Nowadays Dublin’s rich history is complemented by its vibe of “contemporary liberal dynamism” manifested in a plethora of cool microbreweries and cutting-edge restaurants serving up surprising and eclectic menus.
The Lonely Planet Best in Travel 2022 edition places particular emphasis on the best sustainable travel experiences — ensuring travellers will have a positive impact wherever they choose to go.
Ireland has embraced the idea of eco-friendly travelling and across the island there are numerous opportunities for eco-friendly holiday experiences that combine high enjoyment with a low environmental impact.

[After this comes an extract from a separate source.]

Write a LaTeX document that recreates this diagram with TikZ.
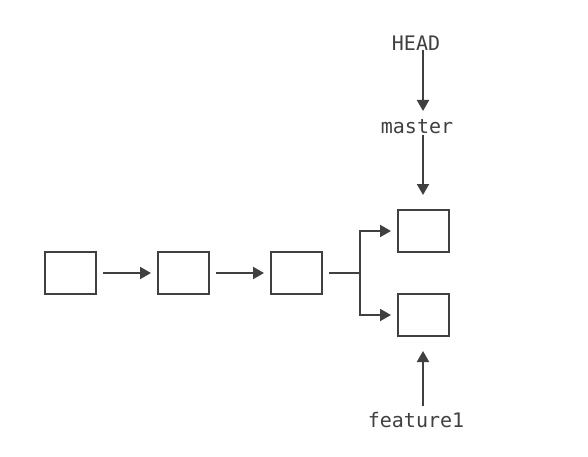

In Dublin, foot and pedal power are to the fore. The city’s core is compact and easy to navigate whether on two feet or two wheels. Biking stations make renting easy, and with half of the bikes for hire hybrid electric, they are suitable for all levels of fitness.
The city boasts some great cycle routes through Phoenix Park and alongside the Grand Canal, and yet more beyond the city centre. For a blast of seaside air head to the stunning coastline of Dublin Bay. A 10km cycle route stretches between Sandymount strand and Sandycove tower, site of the James Joyce Museum & Tower where you can delve into Joycean memorabilia.
As Lonely Planet concludes “modern Dublin still has all the appeal of the city in Joyce’s day plus a host of compelling contemporary reasons to visit now”.